- **Collected data**:
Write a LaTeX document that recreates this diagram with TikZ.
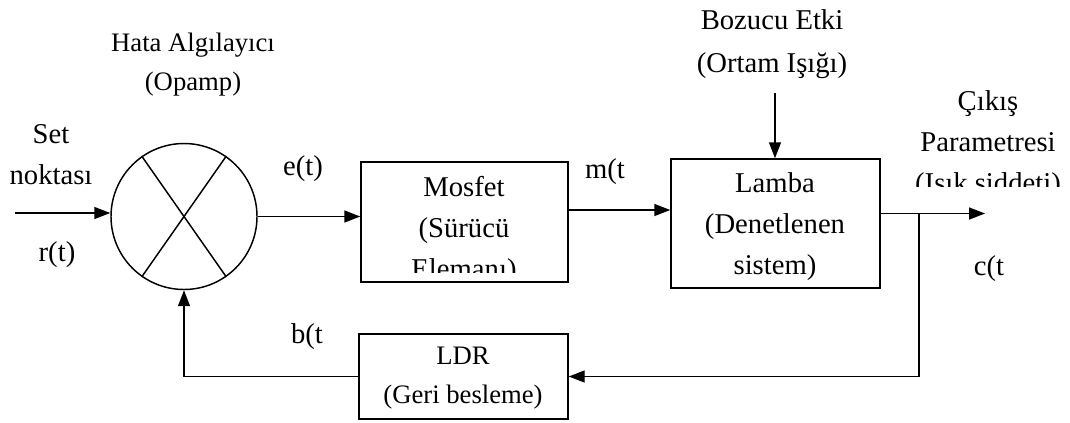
\documentclass[tikz,border=0pt]{standalone}
\usepackage{fontspec}
\setmainfont{Liberation Serif}
\usetikzlibrary{arrows.meta,calc}
\begin{document}
\begin{tikzpicture}[x=0.75pt,y=-0.75pt,
  wire/.style={line width=1.1pt},
  arr/.style={wire,-{Triangle[length=12pt,width=9pt]}},
  blk/.style={draw,line width=1.1pt,inner sep=0pt},
  lbl/.style={font=\fontsize{21.5}{30.75}\selectfont,align=center,inner sep=0pt},
  slbl/.style={font=\fontsize{20}{29}\selectfont,align=center,inner sep=0pt}]
\useasboundingbox (0,0) rectangle (1070,422);

% summing junction (error detector)
\node[blk,circle,minimum size=109.5pt] (sum) at (184,216.5) {};
\draw[wire] (sum.125) -- (sum.-55);
\draw[wire] (sum.55) -- (sum.235);

% blocks
\node[blk,minimum width=155.25pt,minimum height=90pt] (mos) at (464.5,222) {};
\node[blk,minimum width=156.75pt,minimum height=96.75pt] (lam) at (775.5,223.5) {};
\node[blk,minimum width=156.75pt,minimum height=63.75pt] (ldr) at (463.5,376.5) {};

% block texts (clipped inside their frames)
\begin{scope}
  \clip (361,162) rectangle (568,272);
  \node[lbl] (mostxt) at (464,230) {Mosfet\\(Sürücü\\Elemanı)};
\end{scope}
\node[lbl] (lamtxt) at (775,227) {Lamba\\(Denetlenen\\sistem)};
\node[slbl] (ldrtxt) at (463,378) {LDR\\(Geri besleme)};

% free labels
\node[slbl] (hata) at (193,64.5) {Hata Algılayıcı\\(Opamp)};
\node[lbl] (set) at (51,155) {Set\\noktası};
\node[lbl] (rt) at (57,255) {r(t)};
\node[lbl] (et) at (303,169) {e(t)};
\node[lbl] (mt) at (605,172) {m(t};
\node[lbl] (bt) at (307,337) {b(t};
\node[lbl] (ct) at (989,269) {c(t};
\node[lbl,font=\fontsize{21.5}{32}\selectfont] (boz) at (772,44) {Bozucu Etki\\(Ortam Işığı)};
\begin{scope}
  \clip (900,60) rectangle (1070,186);
  \node[lbl] (cikis) at (988,145) {Çıkış\\Parametresi\\(Işık şiddeti)};
\end{scope}

% signal paths
\coordinate (rin) at (15,213);
\coordinate (dist) at (775,93);
\coordinate (cout) at (985,213.5);
\coordinate (br) at (919,213.5);

\draw[arr] (rin) -- (rin -| sum.west);
\draw[arr] (sum.east) -- (sum.east -| mos.west);
\draw[arr] ([yshift=9pt]mos.east) coordinate (m1) -- (m1 -| lam.west);
\draw[arr] (dist) -- (dist |- lam.north);
\draw[arr] (cout -| lam.east) -- (cout);
\draw[arr] (br) |- (ldr.east);
\draw[arr] (ldr.west) -| (sum.south);
\end{tikzpicture}
\end{document}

- **Exercise details**:
Write out nothing but the lines from the start of the data through the line with "(ldrtxt) at (463,378)". Leave out the pictures.

- **Output of the exercise**:
Write a LaTeX document that recreates this diagram with TikZ.
\documentclass[tikz,border=0pt]{standalone}
\usepackage{fontspec}
\setmainfont{Liberation Serif}
\usetikzlibrary{arrows.meta,calc}
\begin{document}
\begin{tikzpicture}[x=0.75pt,y=-0.75pt,
  wire/.style={line width=1.1pt},
  arr/.style={wire,-{Triangle[length=12pt,width=9pt]}},
  blk/.style={draw,line width=1.1pt,inner sep=0pt},
  lbl/.style={font=\fontsize{21.5}{30.75}\selectfont,align=center,inner sep=0pt},
  slbl/.style={font=\fontsize{20}{29}\selectfont,align=center,inner sep=0pt}]
\useasboundingbox (0,0) rectangle (1070,422);

% summing junction (error detector)
\node[blk,circle,minimum size=109.5pt] (sum) at (184,216.5) {};
\draw[wire] (sum.125) -- (sum.-55);
\draw[wire] (sum.55) -- (sum.235);

% blocks
\node[blk,minimum width=155.25pt,minimum height=90pt] (mos) at (464.5,222) {};
\node[blk,minimum width=156.75pt,minimum height=96.75pt] (lam) at (775.5,223.5) {};
\node[blk,minimum width=156.75pt,minimum height=63.75pt] (ldr) at (463.5,376.5) {};

% block texts (clipped inside their frames)
\begin{scope}
  \clip (361,162) rectangle (568,272);
  \node[lbl] (mostxt) at (464,230) {Mosfet\\(Sürücü\\Elemanı)};
\end{scope}
\node[lbl] (lamtxt) at (775,227) {Lamba\\(Denetlenen\\sistem)};
\node[slbl] (ldrtxt) at (463,378) {LDR\\(Geri besleme)};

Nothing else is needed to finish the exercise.